▶ What you will do
Reproduce word for word the lines from the beginning of the entries to the line with "const levels: string[]", both included, but none of the pictures.
=-=-=
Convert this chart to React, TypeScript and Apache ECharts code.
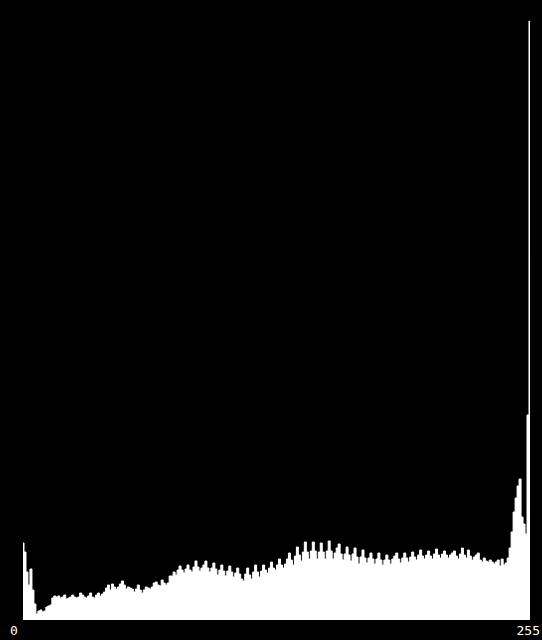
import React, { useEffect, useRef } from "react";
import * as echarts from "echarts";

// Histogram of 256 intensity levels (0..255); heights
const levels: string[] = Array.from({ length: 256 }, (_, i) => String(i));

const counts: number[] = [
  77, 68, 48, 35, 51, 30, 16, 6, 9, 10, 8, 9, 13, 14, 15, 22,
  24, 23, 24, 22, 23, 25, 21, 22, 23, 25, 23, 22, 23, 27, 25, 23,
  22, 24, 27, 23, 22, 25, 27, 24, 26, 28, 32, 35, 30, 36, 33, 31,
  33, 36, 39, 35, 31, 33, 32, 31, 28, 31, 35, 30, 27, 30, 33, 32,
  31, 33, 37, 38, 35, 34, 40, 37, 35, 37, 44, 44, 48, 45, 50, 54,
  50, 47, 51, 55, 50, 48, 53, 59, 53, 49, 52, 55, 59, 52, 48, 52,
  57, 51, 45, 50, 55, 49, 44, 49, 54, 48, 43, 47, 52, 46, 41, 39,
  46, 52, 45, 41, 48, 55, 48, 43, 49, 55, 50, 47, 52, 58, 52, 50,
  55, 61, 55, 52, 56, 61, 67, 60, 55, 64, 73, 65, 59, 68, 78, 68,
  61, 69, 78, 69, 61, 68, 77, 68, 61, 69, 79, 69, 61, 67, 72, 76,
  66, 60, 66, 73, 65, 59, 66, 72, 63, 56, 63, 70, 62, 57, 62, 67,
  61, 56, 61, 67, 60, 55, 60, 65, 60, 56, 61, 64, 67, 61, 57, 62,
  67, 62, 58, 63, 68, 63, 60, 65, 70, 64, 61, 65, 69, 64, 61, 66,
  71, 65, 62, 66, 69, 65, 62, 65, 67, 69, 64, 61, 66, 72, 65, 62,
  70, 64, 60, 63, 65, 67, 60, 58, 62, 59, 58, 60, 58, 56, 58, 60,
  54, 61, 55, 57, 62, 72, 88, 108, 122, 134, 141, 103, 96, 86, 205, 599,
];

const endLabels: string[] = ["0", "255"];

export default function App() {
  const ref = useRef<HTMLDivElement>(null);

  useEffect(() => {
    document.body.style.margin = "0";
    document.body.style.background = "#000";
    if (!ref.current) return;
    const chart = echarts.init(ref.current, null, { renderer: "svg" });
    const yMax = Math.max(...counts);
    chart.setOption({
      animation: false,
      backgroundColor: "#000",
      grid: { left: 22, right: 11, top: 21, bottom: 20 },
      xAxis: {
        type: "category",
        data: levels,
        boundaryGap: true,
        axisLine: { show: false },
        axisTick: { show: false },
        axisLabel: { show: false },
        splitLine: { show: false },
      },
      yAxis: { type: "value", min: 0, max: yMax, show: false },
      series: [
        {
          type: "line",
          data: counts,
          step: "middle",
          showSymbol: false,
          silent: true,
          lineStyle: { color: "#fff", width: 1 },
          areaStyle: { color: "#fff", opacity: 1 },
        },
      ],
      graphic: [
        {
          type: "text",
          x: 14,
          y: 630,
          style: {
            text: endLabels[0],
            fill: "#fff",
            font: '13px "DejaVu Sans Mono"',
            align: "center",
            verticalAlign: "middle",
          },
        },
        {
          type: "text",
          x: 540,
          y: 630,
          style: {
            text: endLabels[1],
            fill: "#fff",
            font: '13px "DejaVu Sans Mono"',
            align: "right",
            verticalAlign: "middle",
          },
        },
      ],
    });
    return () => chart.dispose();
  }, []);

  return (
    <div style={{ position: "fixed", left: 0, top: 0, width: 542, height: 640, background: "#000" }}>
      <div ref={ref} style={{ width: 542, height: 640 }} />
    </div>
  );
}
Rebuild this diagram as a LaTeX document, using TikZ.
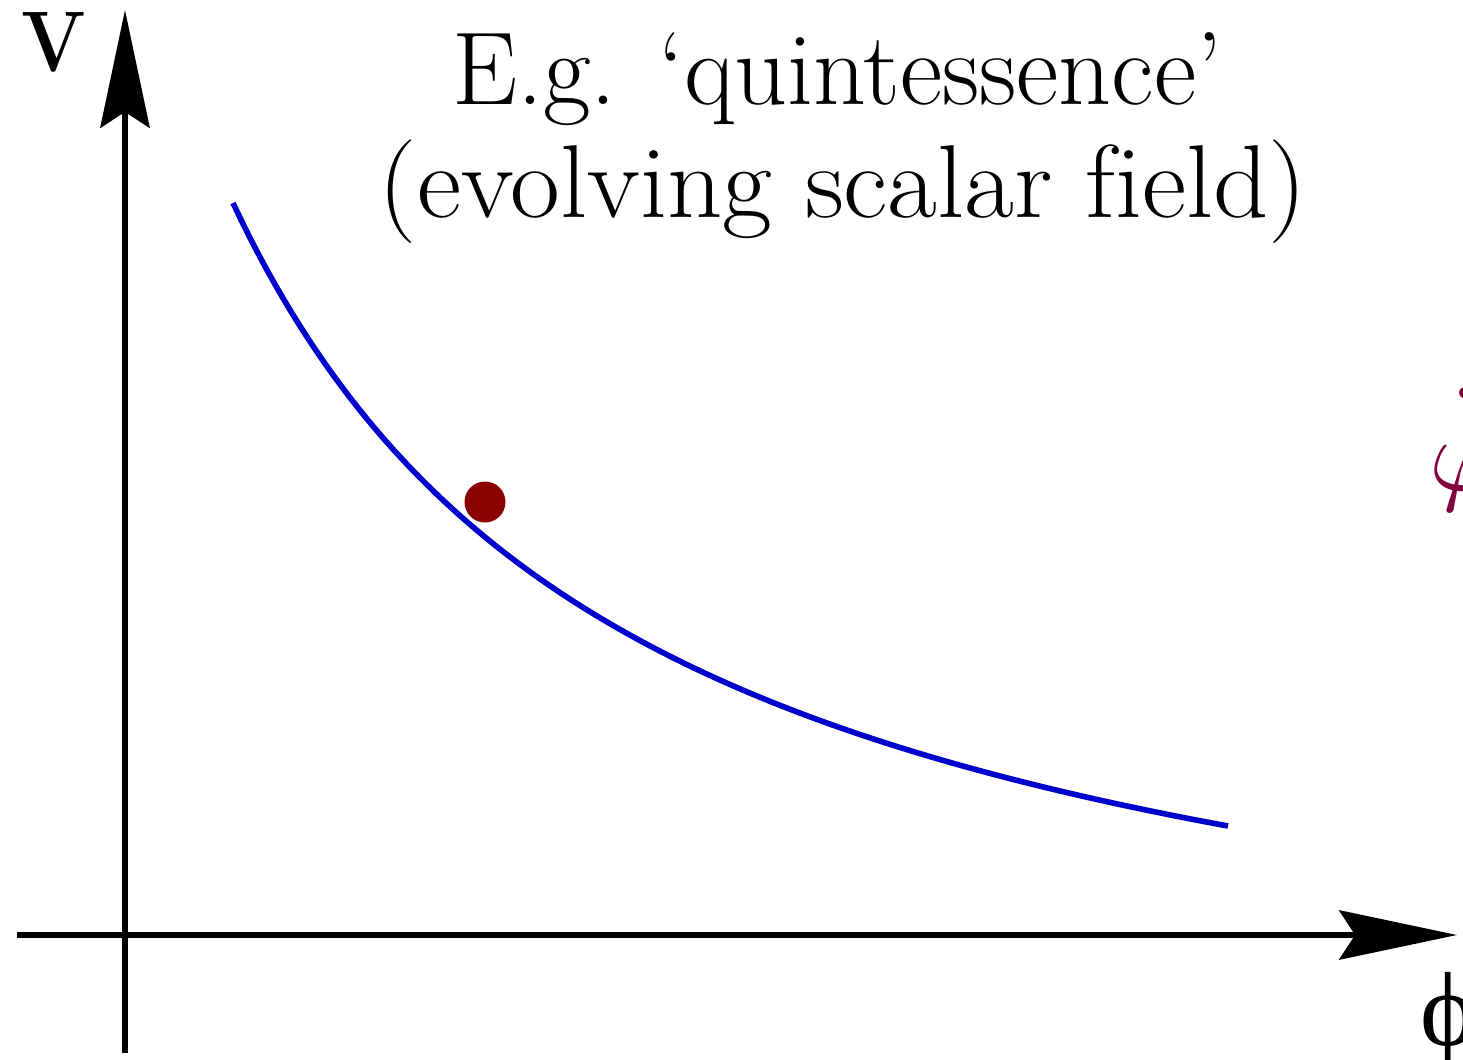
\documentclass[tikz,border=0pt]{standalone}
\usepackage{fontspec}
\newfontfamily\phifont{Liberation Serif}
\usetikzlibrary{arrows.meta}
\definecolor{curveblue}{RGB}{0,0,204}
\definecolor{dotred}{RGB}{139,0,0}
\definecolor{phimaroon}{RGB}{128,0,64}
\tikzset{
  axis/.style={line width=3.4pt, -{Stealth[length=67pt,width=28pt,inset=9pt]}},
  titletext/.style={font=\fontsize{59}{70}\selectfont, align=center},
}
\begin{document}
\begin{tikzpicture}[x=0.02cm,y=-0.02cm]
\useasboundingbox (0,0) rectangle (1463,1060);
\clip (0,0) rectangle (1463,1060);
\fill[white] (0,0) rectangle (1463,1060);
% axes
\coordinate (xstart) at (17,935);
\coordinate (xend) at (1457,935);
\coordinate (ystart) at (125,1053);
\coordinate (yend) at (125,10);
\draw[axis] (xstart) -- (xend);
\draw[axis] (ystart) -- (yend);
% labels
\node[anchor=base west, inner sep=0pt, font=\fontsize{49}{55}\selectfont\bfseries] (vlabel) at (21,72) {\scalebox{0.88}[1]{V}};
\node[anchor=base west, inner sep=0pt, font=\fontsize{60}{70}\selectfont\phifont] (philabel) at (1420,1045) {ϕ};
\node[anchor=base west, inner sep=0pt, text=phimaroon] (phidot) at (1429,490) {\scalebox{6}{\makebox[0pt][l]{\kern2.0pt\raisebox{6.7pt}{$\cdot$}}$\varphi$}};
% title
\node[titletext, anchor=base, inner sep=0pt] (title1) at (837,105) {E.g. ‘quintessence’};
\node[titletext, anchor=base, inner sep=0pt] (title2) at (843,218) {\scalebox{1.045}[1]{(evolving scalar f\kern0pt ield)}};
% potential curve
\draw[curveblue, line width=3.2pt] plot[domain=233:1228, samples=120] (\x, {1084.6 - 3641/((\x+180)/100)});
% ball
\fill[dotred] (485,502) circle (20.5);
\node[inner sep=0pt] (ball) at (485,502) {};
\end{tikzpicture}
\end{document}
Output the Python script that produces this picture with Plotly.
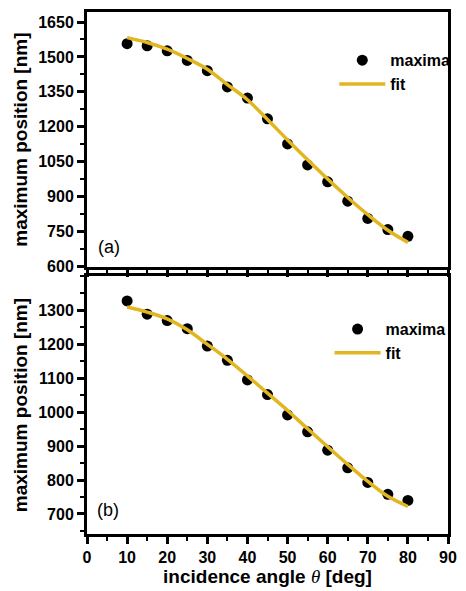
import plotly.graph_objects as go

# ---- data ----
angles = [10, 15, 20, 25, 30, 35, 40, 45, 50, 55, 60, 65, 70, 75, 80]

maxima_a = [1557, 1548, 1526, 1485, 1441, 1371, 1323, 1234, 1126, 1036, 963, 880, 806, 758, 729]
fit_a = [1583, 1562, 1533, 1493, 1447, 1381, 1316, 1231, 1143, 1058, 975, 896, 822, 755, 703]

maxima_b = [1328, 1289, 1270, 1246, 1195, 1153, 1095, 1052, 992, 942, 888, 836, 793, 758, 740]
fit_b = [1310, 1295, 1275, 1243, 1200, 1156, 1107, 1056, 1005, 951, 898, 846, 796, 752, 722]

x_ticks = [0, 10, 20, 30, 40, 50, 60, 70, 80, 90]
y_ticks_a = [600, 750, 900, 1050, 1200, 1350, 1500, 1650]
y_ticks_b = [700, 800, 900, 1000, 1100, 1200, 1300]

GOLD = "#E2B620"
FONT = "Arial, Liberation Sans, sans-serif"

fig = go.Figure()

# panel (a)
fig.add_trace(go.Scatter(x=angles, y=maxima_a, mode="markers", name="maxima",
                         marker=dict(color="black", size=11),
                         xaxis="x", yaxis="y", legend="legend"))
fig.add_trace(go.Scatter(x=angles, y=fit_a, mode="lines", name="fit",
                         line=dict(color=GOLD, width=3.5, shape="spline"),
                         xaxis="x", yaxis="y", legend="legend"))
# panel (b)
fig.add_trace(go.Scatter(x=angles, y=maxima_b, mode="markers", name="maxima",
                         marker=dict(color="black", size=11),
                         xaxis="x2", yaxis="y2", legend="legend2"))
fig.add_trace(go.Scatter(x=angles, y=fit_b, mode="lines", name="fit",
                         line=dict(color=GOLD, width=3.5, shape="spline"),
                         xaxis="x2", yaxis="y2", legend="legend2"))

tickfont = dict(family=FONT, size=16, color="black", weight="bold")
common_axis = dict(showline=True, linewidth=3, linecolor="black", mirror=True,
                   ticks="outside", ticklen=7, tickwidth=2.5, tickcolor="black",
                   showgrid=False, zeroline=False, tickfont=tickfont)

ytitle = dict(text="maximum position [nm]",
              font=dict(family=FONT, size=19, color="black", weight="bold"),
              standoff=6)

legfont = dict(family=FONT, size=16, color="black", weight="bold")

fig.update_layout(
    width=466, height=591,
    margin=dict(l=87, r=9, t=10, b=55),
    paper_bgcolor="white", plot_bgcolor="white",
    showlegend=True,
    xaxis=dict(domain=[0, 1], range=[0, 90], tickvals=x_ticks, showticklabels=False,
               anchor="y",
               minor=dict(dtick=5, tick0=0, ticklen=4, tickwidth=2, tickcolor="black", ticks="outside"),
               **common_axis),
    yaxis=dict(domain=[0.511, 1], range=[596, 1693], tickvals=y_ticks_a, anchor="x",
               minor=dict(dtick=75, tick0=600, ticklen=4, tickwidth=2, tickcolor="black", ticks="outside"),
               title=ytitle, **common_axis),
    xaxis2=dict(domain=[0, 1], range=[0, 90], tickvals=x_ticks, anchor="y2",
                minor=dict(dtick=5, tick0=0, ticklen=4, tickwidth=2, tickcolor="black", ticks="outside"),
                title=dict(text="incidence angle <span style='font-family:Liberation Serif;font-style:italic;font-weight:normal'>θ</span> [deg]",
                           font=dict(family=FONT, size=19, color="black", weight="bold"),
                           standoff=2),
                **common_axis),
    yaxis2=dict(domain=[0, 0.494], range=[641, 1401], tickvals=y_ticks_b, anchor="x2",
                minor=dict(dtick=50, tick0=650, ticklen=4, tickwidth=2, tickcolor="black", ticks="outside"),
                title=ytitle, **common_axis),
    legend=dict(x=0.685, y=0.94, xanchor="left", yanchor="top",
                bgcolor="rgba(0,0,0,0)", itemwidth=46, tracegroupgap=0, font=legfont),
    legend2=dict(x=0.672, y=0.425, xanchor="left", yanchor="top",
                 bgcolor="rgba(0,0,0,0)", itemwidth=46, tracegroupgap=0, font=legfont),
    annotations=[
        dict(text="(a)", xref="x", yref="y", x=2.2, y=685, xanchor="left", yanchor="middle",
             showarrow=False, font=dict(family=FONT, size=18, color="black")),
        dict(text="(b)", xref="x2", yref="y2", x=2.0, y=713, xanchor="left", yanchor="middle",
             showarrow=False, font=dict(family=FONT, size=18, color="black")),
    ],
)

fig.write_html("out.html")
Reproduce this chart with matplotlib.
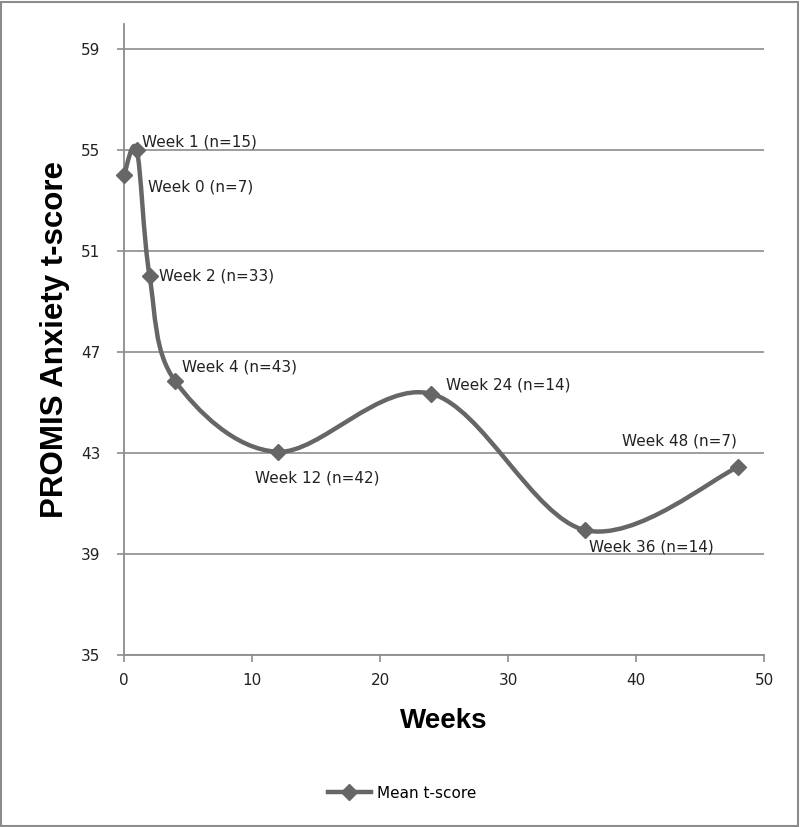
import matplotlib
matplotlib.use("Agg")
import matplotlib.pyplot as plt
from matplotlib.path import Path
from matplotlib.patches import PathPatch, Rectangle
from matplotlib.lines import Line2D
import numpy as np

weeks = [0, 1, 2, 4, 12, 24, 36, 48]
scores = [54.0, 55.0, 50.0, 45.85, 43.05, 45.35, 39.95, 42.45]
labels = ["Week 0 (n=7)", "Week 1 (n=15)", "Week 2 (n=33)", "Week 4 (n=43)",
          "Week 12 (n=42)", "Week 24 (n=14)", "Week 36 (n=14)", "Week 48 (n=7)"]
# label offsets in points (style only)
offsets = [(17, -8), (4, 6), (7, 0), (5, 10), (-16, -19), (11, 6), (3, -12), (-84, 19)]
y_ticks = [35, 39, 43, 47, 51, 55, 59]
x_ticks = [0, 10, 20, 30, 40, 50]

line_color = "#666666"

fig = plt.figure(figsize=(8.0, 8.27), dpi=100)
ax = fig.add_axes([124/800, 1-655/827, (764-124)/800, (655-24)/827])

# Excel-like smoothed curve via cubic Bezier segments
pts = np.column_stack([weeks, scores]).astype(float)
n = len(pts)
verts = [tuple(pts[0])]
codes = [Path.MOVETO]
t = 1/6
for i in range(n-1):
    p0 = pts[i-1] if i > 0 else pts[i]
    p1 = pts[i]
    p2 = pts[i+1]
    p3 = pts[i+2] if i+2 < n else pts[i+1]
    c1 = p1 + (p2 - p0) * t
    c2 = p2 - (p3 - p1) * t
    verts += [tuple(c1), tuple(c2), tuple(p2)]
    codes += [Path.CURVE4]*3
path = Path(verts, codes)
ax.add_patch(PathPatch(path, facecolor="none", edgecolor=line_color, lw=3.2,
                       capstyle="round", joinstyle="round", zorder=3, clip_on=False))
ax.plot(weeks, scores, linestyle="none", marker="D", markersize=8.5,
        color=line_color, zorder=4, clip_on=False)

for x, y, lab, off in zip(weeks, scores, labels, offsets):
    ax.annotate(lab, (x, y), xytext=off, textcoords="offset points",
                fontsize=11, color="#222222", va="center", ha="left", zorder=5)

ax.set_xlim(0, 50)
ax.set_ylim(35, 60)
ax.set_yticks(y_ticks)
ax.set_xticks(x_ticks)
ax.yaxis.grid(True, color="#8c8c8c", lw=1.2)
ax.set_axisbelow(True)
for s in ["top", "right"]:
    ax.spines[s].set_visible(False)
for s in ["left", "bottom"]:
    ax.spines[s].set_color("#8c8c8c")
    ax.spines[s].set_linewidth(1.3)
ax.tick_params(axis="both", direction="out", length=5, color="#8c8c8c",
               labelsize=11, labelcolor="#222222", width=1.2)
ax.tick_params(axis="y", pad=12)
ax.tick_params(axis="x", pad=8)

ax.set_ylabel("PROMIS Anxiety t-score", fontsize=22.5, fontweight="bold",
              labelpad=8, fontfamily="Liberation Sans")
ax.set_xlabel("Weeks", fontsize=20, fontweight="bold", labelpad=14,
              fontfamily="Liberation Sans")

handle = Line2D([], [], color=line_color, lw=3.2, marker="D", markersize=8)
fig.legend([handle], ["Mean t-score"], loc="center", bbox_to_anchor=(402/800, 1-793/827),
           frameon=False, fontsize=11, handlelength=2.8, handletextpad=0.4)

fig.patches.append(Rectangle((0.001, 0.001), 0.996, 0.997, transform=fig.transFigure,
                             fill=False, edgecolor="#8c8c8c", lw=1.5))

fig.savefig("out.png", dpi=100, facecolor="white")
=-=-=
▶ Exercise output
Convert this chart to React, TypeScript and Apache ECharts code.
import React, { useEffect, useRef } from "react";
import * as echarts from "echarts";

// Histogram of 256 intensity levels (0..255); heights
const levels: string[] = Array.from({ length: 256 }, (_, i) => String(i));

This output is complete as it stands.